When Deadpool Met Thanos

Forgive the title; I know it sounds like some horrible – or awesome, now that I think about it – piece of romantic comedy slash fiction, but it is perfectly on point with what I want to talk about here, which is a miniseries published by Marvel Comics a year or two ago featuring the Merc with a Mouth and the Mad Titan aptly named Deadpool Vs. Thanos. Now, I know I’m a bit late to the party, but I have thankfully remedied that by finally reading through the series, and I enjoyed it. A lot.

 

Marvel is no stranger to the industry’s trend of having their big properties come together in a single title, what with the various “VS” BS they’ve been churning out for decades now. Most recently, you’d probably recognize titles such as Avengers vs. X-Men, X-Men vs. the Inhumans, or Punisher vs. The whole freaking Marvel Universe, just to name a few. Because if there’s one thing that would make fanboys cream their underoos faster than you could say “true believer”, it’s having superheroes beat the shit out of one another instead of the usual no good villain out there. However, I have to say that Deadpool vs. Thanos doesn’t simply slap you in the face with some of the expected beat ‘em ups you’d expect from this particular type of superhero comic; it does more than that.
Deadpool vs. Thanos, written by Tim Seeley and illustrated by Elmo Bondoc, takes its own twists and turns to justify its title. At first glance – avert your eyes now if you haven’t read the miniseries yet – it might seem like a team-up book, which is the exact opposite of the “vs” moniker of the series. However, when you think hard about it, you’ll understand why it’s named so. Suffice it to say that this is a buddy cop movie that’s at its core is a book about rivalry, hence the title. Well, that is if one of those cop buddies was an insane mutant mercenary and the other a genocidal alien who has a purple boner for the personification of death. Good times.

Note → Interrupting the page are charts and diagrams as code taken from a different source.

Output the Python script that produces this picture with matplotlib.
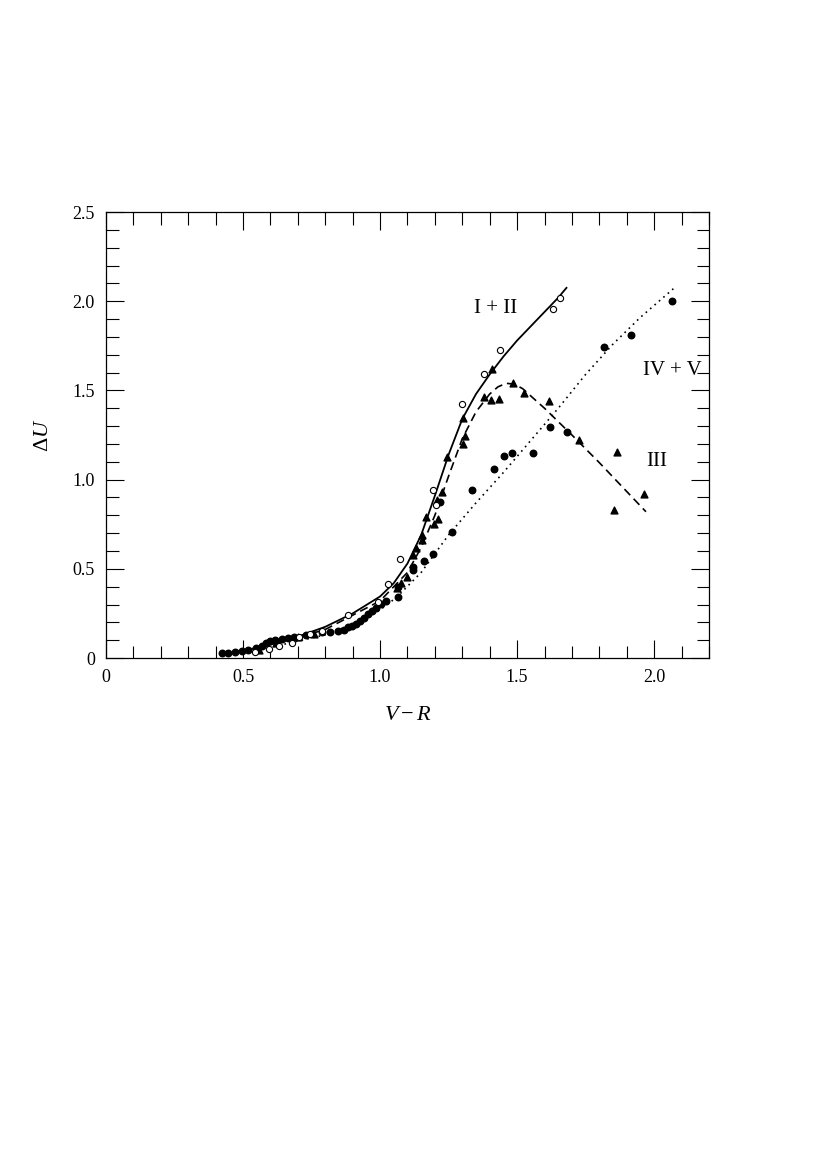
import matplotlib
matplotlib.use("Agg")
import matplotlib.pyplot as plt
from matplotlib.ticker import MultipleLocator, FuncFormatter

plt.rcParams['font.family'] = ['Liberation Serif', 'DejaVu Serif']
plt.rcParams['mathtext.fontset'] = 'custom'
plt.rcParams['mathtext.it'] = 'Liberation Serif:italic'
plt.rcParams['mathtext.rm'] = 'Liberation Serif'

# open circles (classes I + II)
open_x = [0.544, 0.595, 0.631, 0.679, 0.704, 0.745, 0.788, 0.883, 0.993, 1.029,
          1.073, 1.193, 1.204, 1.299, 1.380, 1.438, 1.631, 1.657]
open_y = [0.034, 0.050, 0.067, 0.084, 0.118, 0.134, 0.151, 0.241, 0.314, 0.415,
          0.555, 0.942, 0.858, 1.424, 1.592, 1.726, 1.956, 2.018]

# filled circles (classes IV + V)
dot_x = [0.423, 0.445, 0.470, 0.496, 0.518, 0.547, 0.569, 0.584, 0.600, 0.617,
         0.642, 0.664, 0.686, 0.730, 0.788, 0.818, 0.847, 0.869, 0.883, 0.898,
         0.912, 0.927, 0.942, 0.956, 0.971, 0.985, 1.004, 1.022, 1.066, 1.066,
         1.120, 1.120, 1.160, 1.193, 1.219, 1.263, 1.336, 1.416, 1.453, 1.482,
         1.558, 1.620, 1.683, 1.818, 1.916, 2.066]
dot_y = [0.028, 0.028, 0.034, 0.040, 0.045, 0.056, 0.067, 0.084, 0.095, 0.100,
         0.106, 0.112, 0.118, 0.129, 0.146, 0.146, 0.151, 0.157, 0.174, 0.179,
         0.191, 0.207, 0.224, 0.247, 0.263, 0.280, 0.303, 0.320, 0.342, 0.400,
         0.493, 0.510, 0.544, 0.583, 0.874, 0.706, 0.942, 1.059, 1.132, 1.149,
         1.149, 1.295, 1.267, 1.743, 1.810, 2.000]

# triangles (class III)
tri_x = [0.560, 0.620, 0.700, 0.760, 1.060, 1.075, 1.099, 1.120, 1.131, 1.153,
         1.153, 1.168, 1.197, 1.208, 1.212, 1.226, 1.245, 1.303, 1.303, 1.310,
         1.380, 1.405, 1.409, 1.434, 1.485, 1.526, 1.617, 1.726, 1.854, 1.865,
         1.964]
tri_y = [0.045, 0.085, 0.120, 0.135, 0.390, 0.420, 0.454, 0.577, 0.617, 0.661,
         0.689, 0.790, 0.751, 0.886, 0.779, 0.930, 1.127, 1.200, 1.345, 1.244,
         1.463, 1.446, 1.620, 1.452, 1.541, 1.485, 1.440, 1.222, 0.830, 1.155,
         0.919]

# fitted curves
fit12_x = [0.42, 0.5, 0.6, 0.7, 0.8, 0.9, 1.0, 1.05, 1.1, 1.15, 1.2, 1.25,
           1.3, 1.35, 1.4, 1.45, 1.5, 1.55, 1.6, 1.65, 1.68]
fit12_y = [0.02, 0.04, 0.075, 0.12, 0.175, 0.25, 0.345, 0.42, 0.53, 0.69,
           0.91, 1.14, 1.34, 1.48, 1.59, 1.69, 1.78, 1.86, 1.94, 2.02, 2.075]

fit3_x = [0.42, 0.6, 0.8, 1.0, 1.1, 1.15, 1.2, 1.25, 1.3, 1.35, 1.4, 1.43,
          1.46, 1.49, 1.52, 1.6, 1.7, 1.8, 1.97]
fit3_y = [0.02, 0.07, 0.16, 0.32, 0.48, 0.62, 0.80, 1.02, 1.23, 1.38, 1.48,
          1.52, 1.54, 1.535, 1.51, 1.40, 1.25, 1.095, 0.82]

fit45_x = [0.42, 0.6, 0.8, 0.9, 1.0, 1.06, 1.15, 1.25, 1.35, 1.45, 1.55,
           1.65, 1.75, 1.85, 1.95, 2.07]
fit45_y = [0.02, 0.06, 0.13, 0.19, 0.27, 0.34, 0.48, 0.69, 0.87, 1.04, 1.22,
           1.40, 1.59, 1.76, 1.91, 2.07]

fig = plt.figure(figsize=(8.3, 11.74), dpi=100)
ax = fig.add_axes([0.1277, 0.4395, 0.7265, 0.3799])

ax.plot(fit12_x, fit12_y, color='black', lw=1.3, ls='-')
ax.plot(fit3_x, fit3_y, color='black', lw=1.2, ls=(0, (5, 3)))
ax.plot(fit45_x, fit45_y, color='black', lw=1.2, ls=(0, (1, 2.5)))

ax.scatter(dot_x, dot_y, s=22, marker='o', color='black', zorder=3)
ax.scatter(tri_x, tri_y, s=24, marker='^', color='black', zorder=3)
ax.scatter(open_x, open_y, s=20, marker='o', facecolors='white',
           edgecolors='black', linewidths=0.8, zorder=4)

ax.text(1.42, 1.96, 'I + II', fontsize=15, ha='center', va='center')
ax.text(2.066, 1.61, 'IV + V', fontsize=15, ha='center', va='center')
ax.text(2.01, 1.1, 'III', fontsize=15, ha='center', va='center')

ax.set_xlim(0, 2.2)
ax.set_ylim(0, 2.5)
ax.xaxis.set_major_locator(MultipleLocator(0.5))
ax.xaxis.set_minor_locator(MultipleLocator(0.1))
ax.yaxis.set_major_locator(MultipleLocator(0.5))
ax.yaxis.set_minor_locator(MultipleLocator(0.1))
fmt = FuncFormatter(lambda v, p: '0' if abs(v) < 1e-9 else f'{v:.1f}')
ax.xaxis.set_major_formatter(fmt)
ax.yaxis.set_major_formatter(fmt)
ax.tick_params(which='both', direction='in', top=True, right=True,
               labelsize=13, pad=8)
ax.tick_params(which='major', length=13, width=0.8)
ax.tick_params(which='minor', length=9, width=0.8)
for sp in ax.spines.values():
    sp.set_linewidth(0.9)

ax.set_xlabel('$V - R$', fontsize=16, labelpad=14)
ax.set_ylabel(r'$\Delta U$', fontsize=16, labelpad=14)

fig.savefig('out.png', dpi=100)
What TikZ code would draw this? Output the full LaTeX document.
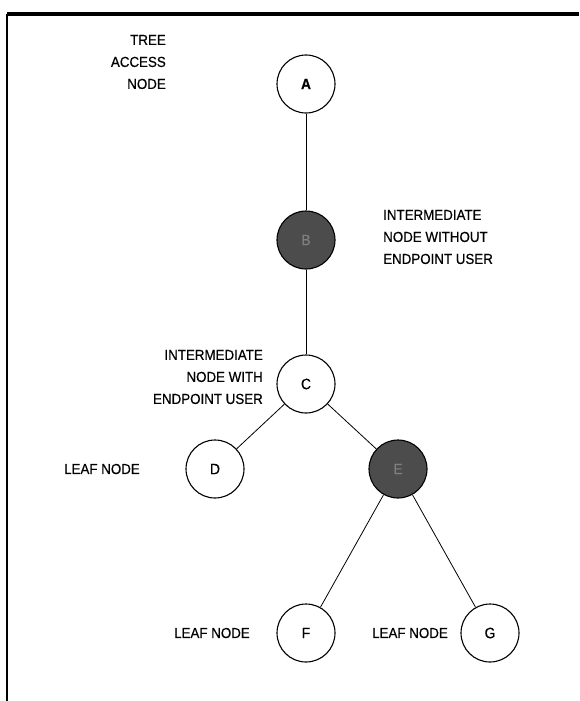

So, why do I think this series is different from the mess of other “vs.” series and events that Marvel has come up with before? I mean, honestly, the story of this 4-issue series is pretty straightforward: Death has been kidnapped and it’s up to her two suitors, Deadpool and Thanos, to retrieve her in hopes of restoring order in the 616 universe and, most importantly, earn her favor. Well, one of the main reasons is because of the way Seeley portrayed Deadpool, which has no shortage of laughs in it. Some people find Deadpool being funny off-putting, but I’m not one of them. Then, of course, there’s Elmo Bondoc’s art, which is a refreshing alternative to the usual house style Marvel has these days. Not to mention, the guy knows how to pace his story.
If you haven’t read it yet, then I highly suggest you go pick this up. I believe the trade’s now available.